Antonio Milanese ( per chi ha collaborato con lui negli anni novanta “Comandante Polvere”) è uno storico docente del Liceo Filippo Palizzi e un artista di quelli che non avrebbero mai esposto da Lucio Amelio, non ha mai amato l’idea dell’arte sconnessa dalle istanze popolari: conosce il fenomeno magico, da sempre lo promuove per evitarne l’estinzione, ha sempre avuto presente che il fenomeno magico, a Napoli più che altrove, agevolerà la mutazione in corso, di una città turistica che attrae per la forza spirituale viva dei suoi residenti.

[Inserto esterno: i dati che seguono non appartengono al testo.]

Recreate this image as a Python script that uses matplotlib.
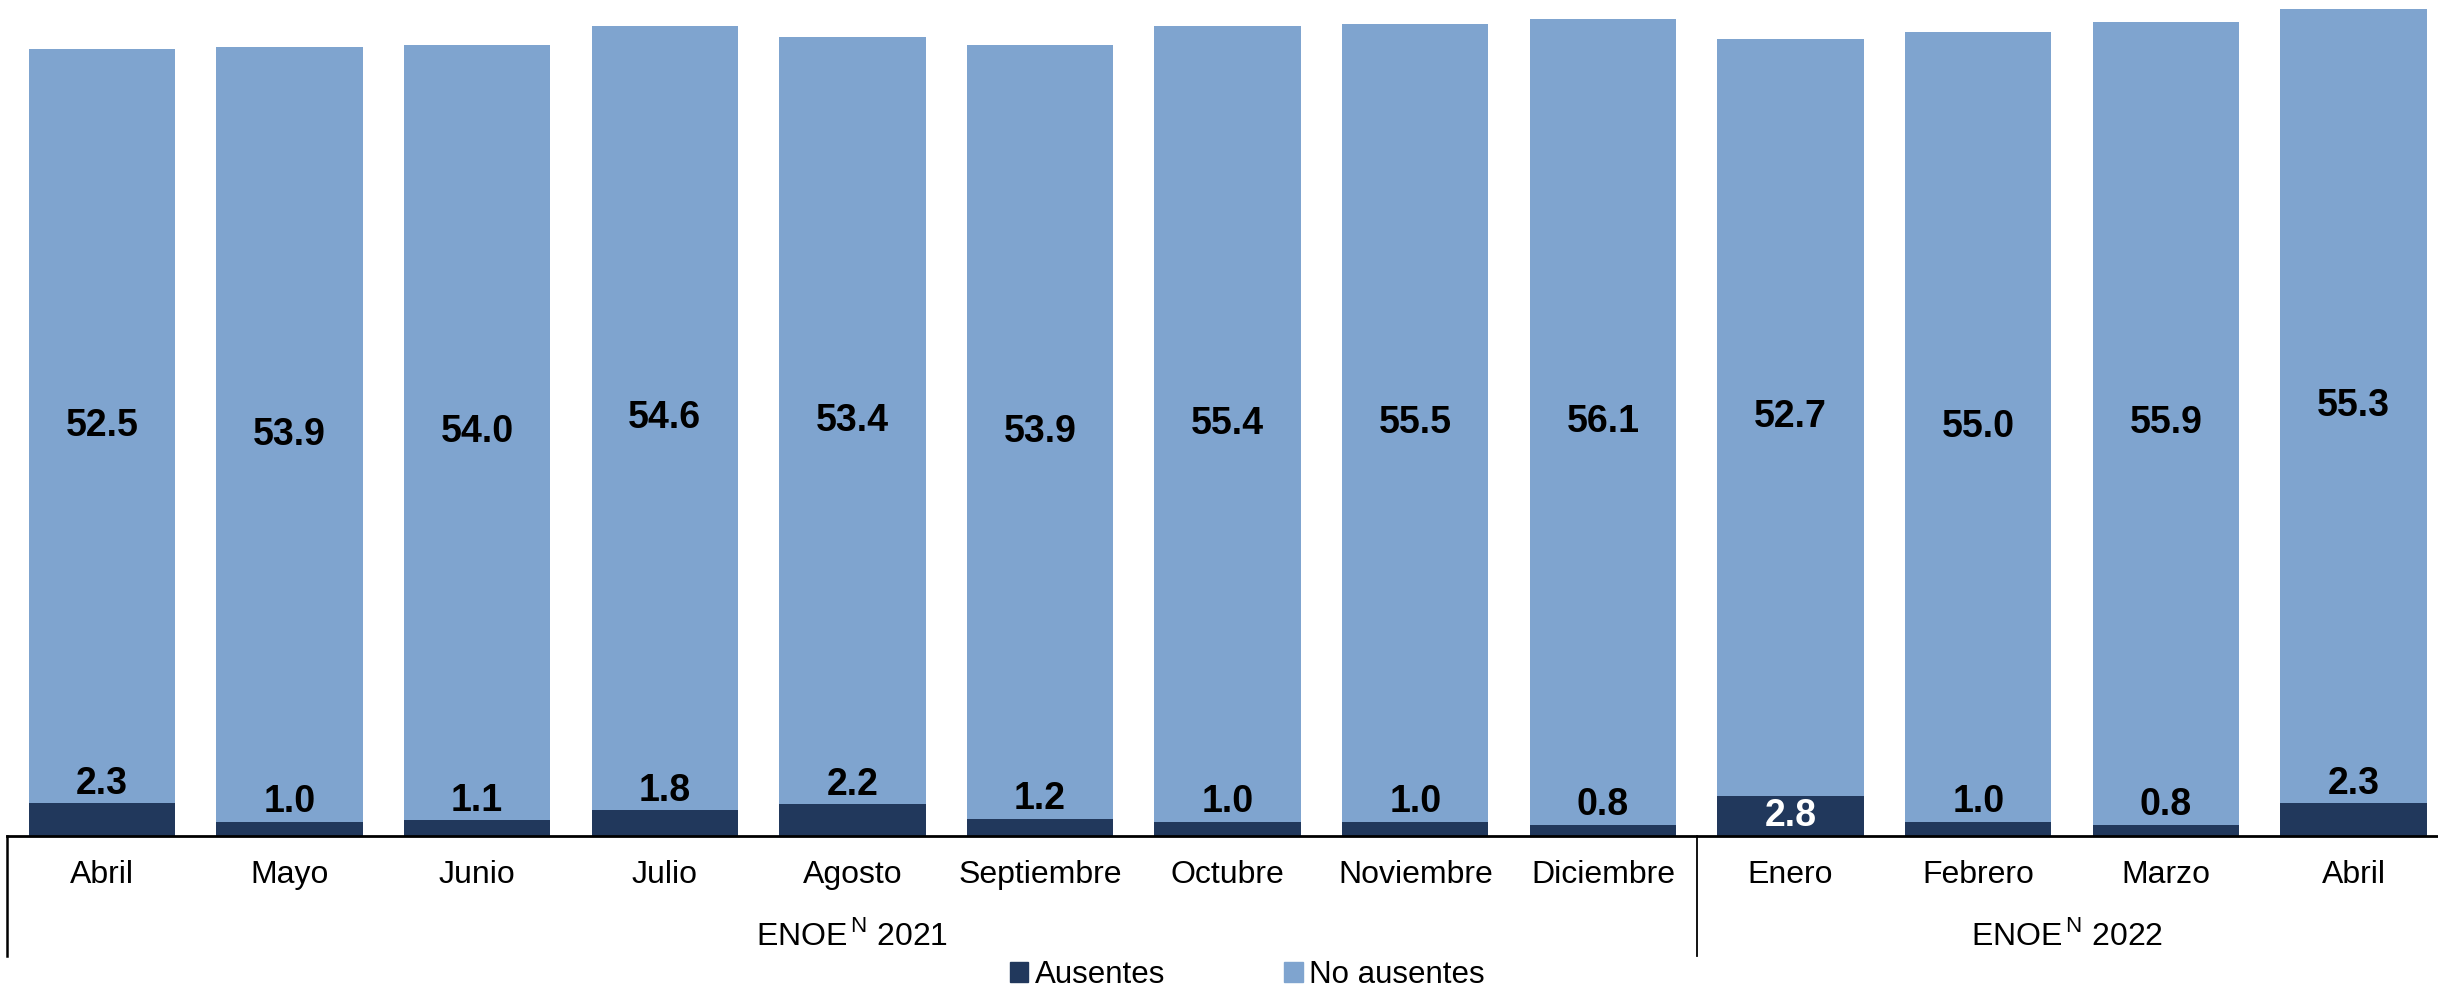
import numpy as np
import matplotlib.pyplot as plt
from matplotlib.patches import Patch
import matplotlib.transforms as mtransforms

plt.rcParams['font.family'] = ['Liberation Sans', 'DejaVu Sans']
plt.rcParams['mathtext.fontset'] = 'custom'
plt.rcParams['mathtext.rm'] = 'Liberation Sans'

# data
meses = ['Abril', 'Mayo', 'Junio', 'Julio', 'Agosto', 'Septiembre', 'Octubre',
         'Noviembre', 'Diciembre', 'Enero', 'Febrero', 'Marzo', 'Abril']
ausentes = [2.3, 1.0, 1.1, 1.8, 2.2, 1.2, 1.0, 1.0, 0.8, 2.8, 1.0, 0.8, 2.3]
no_ausentes = [52.5, 53.9, 54.0, 54.6, 53.4, 53.9, 55.4, 55.5, 56.1, 52.7, 55.0, 55.9, 55.3]
grupos = ['ENOE', 'ENOE']
anios = ['2021', '2022']
n_grupo1 = 9

c_aus = '#21385C'
c_no = '#7FA4CF'

fig = plt.figure(figsize=(24.38, 9.9), dpi=100)
ax = fig.add_axes([7 / 2438, 154 / 990, 1 - 7 / 2438, 836 / 990])

x = np.arange(len(meses))
ax.bar(x, ausentes, width=0.78, color=c_aus, label='Ausentes')
ax.bar(x, no_ausentes, width=0.78, bottom=ausentes, color=c_no, label='No ausentes')

ax.set_xlim(-0.505, 12.45)
ax.set_ylim(0, 58.2)

# etiquetas de datos
for i in range(len(x)):
    a = ausentes[i]
    if a >= 2.5:
        ax.text(x[i], a / 2, f'{a:.1f}', ha='center', va='center',
                fontsize=27, fontweight='bold', color='white')
    else:
        ax.text(x[i], a + 1.35, f'{a:.1f}', ha='center', va='center',
                fontsize=27, fontweight='bold', color='black')
    ax.text(x[i], a + no_ausentes[i] / 2, f'{no_ausentes[i]:.1f}', ha='center',
            va='center', fontsize=27, fontweight='bold', color='black')

for s in ['top', 'right', 'left']:
    ax.spines[s].set_visible(False)
ax.spines['bottom'].set_linewidth(2)
ax.set_xticks([])
ax.set_yticks([])

trans = mtransforms.blended_transform_factory(ax.transData, ax.transAxes)
for i, m in enumerate(meses):
    ax.text(x[i], -0.0467, m, transform=trans, ha='center', va='center', fontsize=23)

# separadores de grupos
y_bajo = -120 / 836
ax.plot([-0.505, -0.505], [0, y_bajo], transform=trans, color='black', lw=1.8, clip_on=False)
ax.plot([n_grupo1 - 0.5, n_grupo1 - 0.5], [0, y_bajo], transform=trans, color='black',
        lw=1.3, clip_on=False)

centros = [(-0.505 + n_grupo1 - 0.5) / 2, (n_grupo1 - 0.5 + 12.45) / 2]
for c, g, a in zip(centros, grupos, anios):
    ax.text(c, -0.12, g + r'$^{\mathbf{\,}\mathrm{N}}$ ' + a, transform=trans,
            ha='center', va='center', fontsize=23)

handles = [Patch(color=c_aus), Patch(color=c_no)]
fig.legend(handles, ['Ausentes', 'No ausentes'], loc='center',
           bbox_to_anchor=(1247 / 2438, 15 / 990), ncol=2, frameon=False,
           fontsize=22.5, handlelength=0.6, handleheight=0.6, handletextpad=0.2,
           columnspacing=3.8)

fig.savefig('out.png', dpi=100)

Nel 2000, nel Laboratorio Occupato s.k.a. che gestivamo come “Mario Pesce a Fore” al terzo piano, mi consegnò un feticcio per guidare il corteo contro il G8, ha sempre spiritualizzato la politica e forse politicizzato la spiritualità, ma sempre per pungolare la mediocrità, come quando al Palizzi ha progettato “il muro del sapere collettivo”, ponendo dialetticamente a confronto Gennaro Cilento con street e public Artist. Un artista eretico, come tutti coloro che vivono per elevare e monitorare lo sviluppo delle coscienze e delle conoscenze, in quest’ottica gli ho donato un piccolo elaborato realizzato nel caos della quotidianità di laboratorio, in una periferia che diventa centro didattico dell’arte per tutta l’area metropolitana, della quale mina dogmi e certezze rinnovandone il centro: preso il lavoro l’ha collocato in un altarino installazione di un suo feticcio magico, dicendomi “il volto umano è l’aspetto esteriore della psiche, l’ho collocato con un’occhio alato che gli volteggia sopra, che sta per l’acutezza della vista e la velocità delle ali, l’occhio che tutto vede.

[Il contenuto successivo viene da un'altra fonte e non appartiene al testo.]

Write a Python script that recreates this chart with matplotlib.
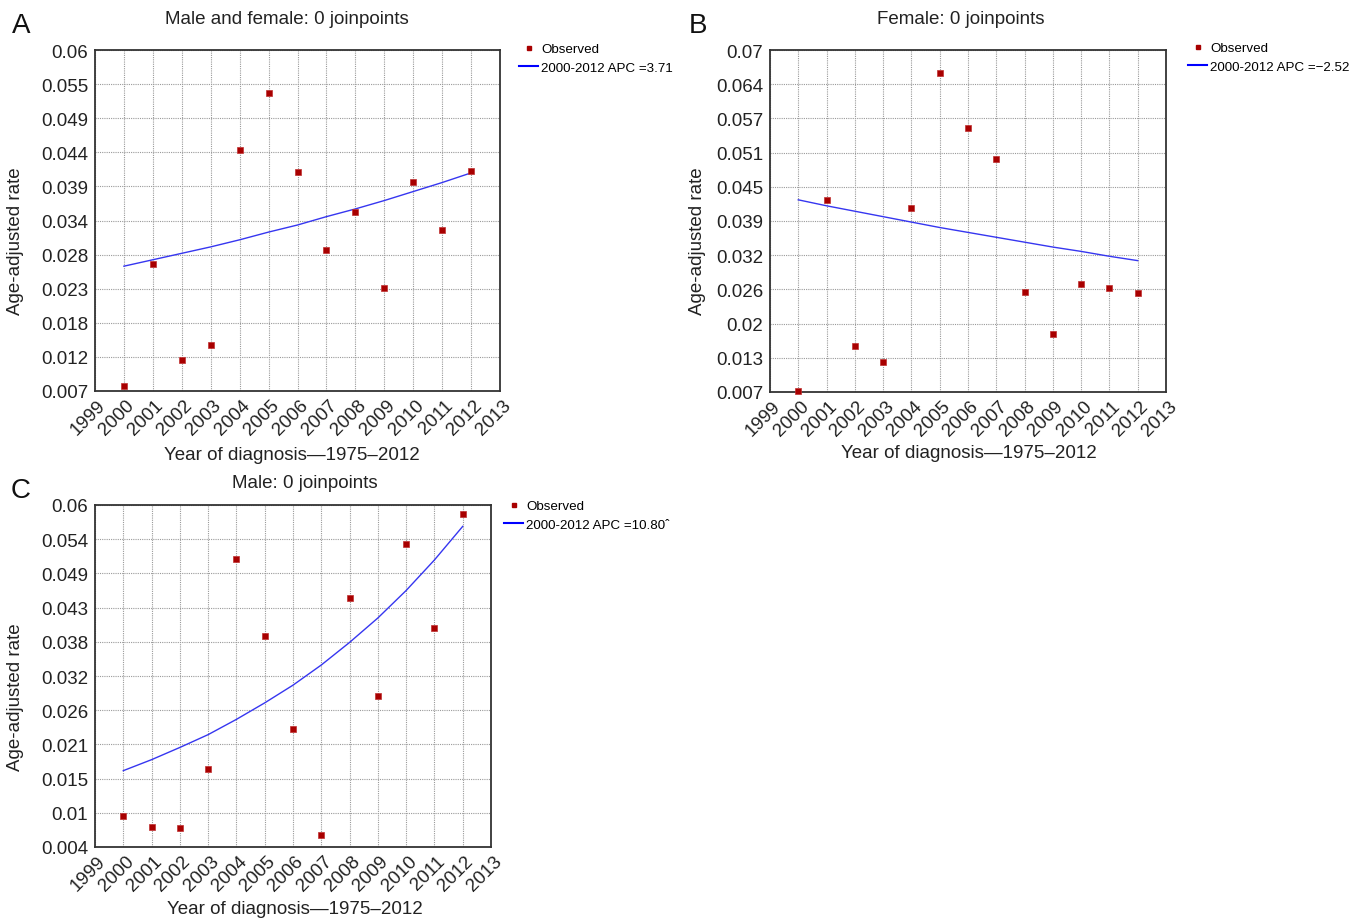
import numpy as np
import matplotlib
matplotlib.use("Agg")
import matplotlib.pyplot as plt
from matplotlib.transforms import ScaledTranslation
from matplotlib.lines import Line2D

plt.rcParams['font.family'] = ['Liberation Sans', 'DejaVu Sans']

years = list(range(2000, 2013))
xticks = list(range(1999, 2014))

# Panel A: Male and female
obs_a = [0.0078, 0.0267, 0.0118, 0.0142, 0.0445, 0.0533, 0.0410, 0.0289,
         0.0348, 0.0230, 0.0395, 0.0321, 0.0412]
fit_a = [0.0264, 0.0274, 0.0284, 0.0294, 0.0305, 0.0317, 0.0328, 0.0341,
         0.0353, 0.0366, 0.0380, 0.0394, 0.0409]
yt_a = ['0.007', '0.012', '0.018', '0.023', '0.028', '0.034', '0.039',
        '0.044', '0.049', '0.055', '0.06']

# Panel B: Female
obs_b = [0.0072, 0.0424, 0.0155, 0.0125, 0.0409, 0.0658, 0.0557, 0.0499,
         0.0254, 0.0177, 0.0269, 0.0261, 0.0253]
fit_b = [0.0424, 0.0413, 0.0403, 0.0393, 0.0383, 0.0373, 0.0364, 0.0355,
         0.0346, 0.0337, 0.0329, 0.0320, 0.0312]
yt_b = ['0.007', '0.013', '0.02', '0.026', '0.032', '0.039', '0.045',
        '0.051', '0.057', '0.064', '0.07']

# Panel C: Male
obs_c = [0.0090, 0.0072, 0.0071, 0.0168, 0.0512, 0.0385, 0.0234, 0.0060,
         0.0447, 0.0288, 0.0536, 0.0399, 0.0585]
fit_c = [0.0165, 0.0183, 0.0203, 0.0224, 0.0249, 0.0276, 0.0305, 0.0338,
         0.0375, 0.0415, 0.0460, 0.0510, 0.0565]
yt_c = ['0.004', '0.01', '0.015', '0.021', '0.026', '0.032', '0.038',
        '0.043', '0.049', '0.054', '0.06']

W, H = 1352, 920
fig = plt.figure(figsize=(W / 100, H / 100), dpi=100)


def fx(px):
    return px / W


def fy(py):
    return 1 - py / H


FS = 13.5
OBS_COLOR = '#a80000'
LINE_COLOR = '#3636f0'

panels = [
    dict(rect=(95, 51, 500, 392), ylim=(0.007, 0.06), obs=obs_a, fit=fit_a, yt=yt_a,
         title="Male and female: 0 joinpoints", title_xy=(287, 20),
         letter="A", letter_xy=(21, 26),
         xlabel_xy=(292, 456), ylabel_xy=(16, 241),
         leg_xy=(519, 44), leg_lab="2000-2012 APC =3.71"),
    dict(rect=(770, 51, 1166, 393), ylim=(0.007, 0.07), obs=obs_b, fit=fit_b, yt=yt_b,
         title="Female: 0 joinpoints", title_xy=(961, 20),
         letter="B", letter_xy=(698, 26),
         xlabel_xy=(969, 454), ylabel_xy=(697, 241),
         leg_xy=(1188, 43), leg_lab="2000-2012 APC =\u22122.52"),
    dict(rect=(95, 506, 491, 848), ylim=(0.004, 0.06), obs=obs_c, fit=fit_c, yt=yt_c,
         title="Male: 0 joinpoints", title_xy=(305, 484),
         letter="C", letter_xy=(21, 491),
         xlabel_xy=(295, 910), ylabel_xy=(16, 697),
         leg_xy=(504, 501), leg_lab="2000-2012 APC =10.80\u02c6"),
]

for p in panels:
    l, t, r, b = p['rect']
    ax = fig.add_axes([fx(l), fy(b), (r - l) / W, (b - t) / H])
    ax.set_xlim(1999, 2013)
    ax.set_ylim(*p['ylim'])
    ax.set_xticks(xticks)
    ax.set_xticklabels([str(x) for x in xticks], rotation=45, ha='right',
                       va='center', rotation_mode='anchor', fontsize=FS)
    yticks = np.linspace(p['ylim'][0], p['ylim'][1], len(p['yt']))
    ax.set_yticks(yticks)
    ax.set_yticklabels(p['yt'], fontsize=FS, color='#222222')
    ax.tick_params(axis='both', length=0, colors='#222222')
    ax.tick_params(axis='y', pad=5)
    ax.tick_params(axis='x', pad=8)
    off = ScaledTranslation(8 / 100, 0, fig.dpi_scale_trans)
    for lbl in ax.get_xticklabels():
        lbl.set_transform(lbl.get_transform() + off)
    ax.grid(True, color='#9a9a9a', linestyle=(0, (1, 1)), linewidth=0.8)
    ax.set_axisbelow(True)
    for s in ax.spines.values():
        s.set_color('#333333')
        s.set_linewidth(1.3)
    ax.plot(years, p['fit'], color=LINE_COLOR, linewidth=1.0, zorder=3)
    ax.plot(years, p['obs'], linestyle='none', marker='s', markersize=4.6,
            color=OBS_COLOR, markeredgecolor='#c03030', markeredgewidth=0.5,
            zorder=4, clip_on=False)

    fig.text(fx(p['title_xy'][0]), fy(p['title_xy'][1]), p['title'],
             ha='center', va='center', fontsize=FS, color='#222222')
    fig.text(fx(p['letter_xy'][0]), fy(p['letter_xy'][1]), p['letter'],
             ha='center', va='center', fontsize=20, color='#111111')
    fig.text(fx(p['xlabel_xy'][0]), fy(p['xlabel_xy'][1]),
             "Year of diagnosis\u20141975\u20132012",
             ha='center', va='center', fontsize=FS, color='#222222')
    fig.text(fx(p['ylabel_xy'][0]), fy(p['ylabel_xy'][1]), "Age-adjusted rate",
             ha='center', va='center', rotation=90, fontsize=FS, color='#222222')

    handles = [
        Line2D([], [], linestyle='none', marker='s', markersize=3.2, color=OBS_COLOR),
        Line2D([], [], color='#0000ff', linewidth=1.5),
    ]
    ax.legend(handles, ["Observed", p['leg_lab']], loc='upper left',
              bbox_to_anchor=(fx(p['leg_xy'][0]), fy(p['leg_xy'][1])),
              bbox_transform=fig.transFigure, frameon=False, fontsize=9.6,
              handlelength=1.45, handletextpad=0.2, labelspacing=0.45,
              borderpad=0, borderaxespad=0)

fig.savefig("out.png", dpi=100)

Ciascuno di noi possiede un intuito attivo e sensibile, percepisce relazioni, cause e sostanze, nel mio caso nella pratica dello sciamanesimo artistico, determina effetti collaterali, ma non per complicarsi la vita, per percorrerne una migliore”. Secondo la letteratura sacra indù, ogni divinità ha un suo mantra, dato il numero infinito degli dei indiani (demoni e altri esseri sono, poi, anche più numerosi), ne consegue un numero infinito di mantra. Essi non possono essere usati impropriamente salvo gravi conseguenze. Un magico mantra usato per uccidere un nemico porterà un danno a chi l’ha usato impropriamente.

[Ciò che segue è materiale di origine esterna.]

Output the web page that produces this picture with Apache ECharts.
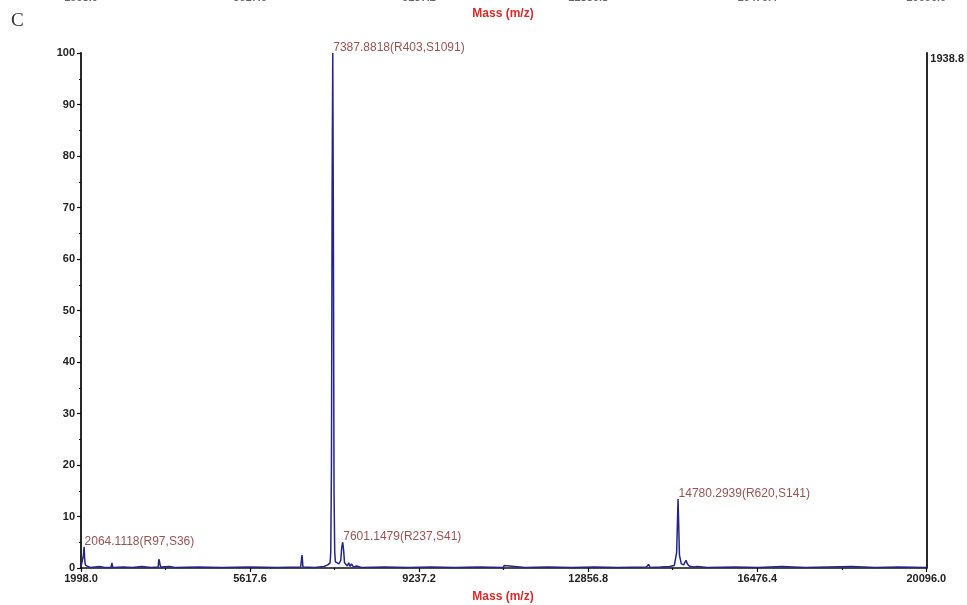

La conoscenza della corretta cultura di spiriti e diavoli è essenziale per uno stregone, deve conoscere il mantra, come dire le parole e quale posizione assumere nel pronunciarle. Un’arte, una forma di cultura, nel gioco magico: oltre alle parole esistono e si debbono conoscere i segni magici, la magia delle parole si chiama mantra, quella dei segni si chiama yantra, questo è ciò che pratica da sempre Antonio Milanese: peccato che gli artisti contemporanei, nel nome della causa-effetto, dell’obiettivo di comunicazione e del progetto, stiano perdendo la relazione con la spiritualità e la magia del segno, per fortuna in realtà come Napoli, tutto questo si tramanda nella comunicazione tra artisti e nel legame tra il linguaggio simbolico dell’arte e il popolo (comunità è una brutta parola, divisiva e territoriale), a Cagliari maghi e sciamani? Quelli che sanno vendersi meglio, la negazione della magia dell’arte.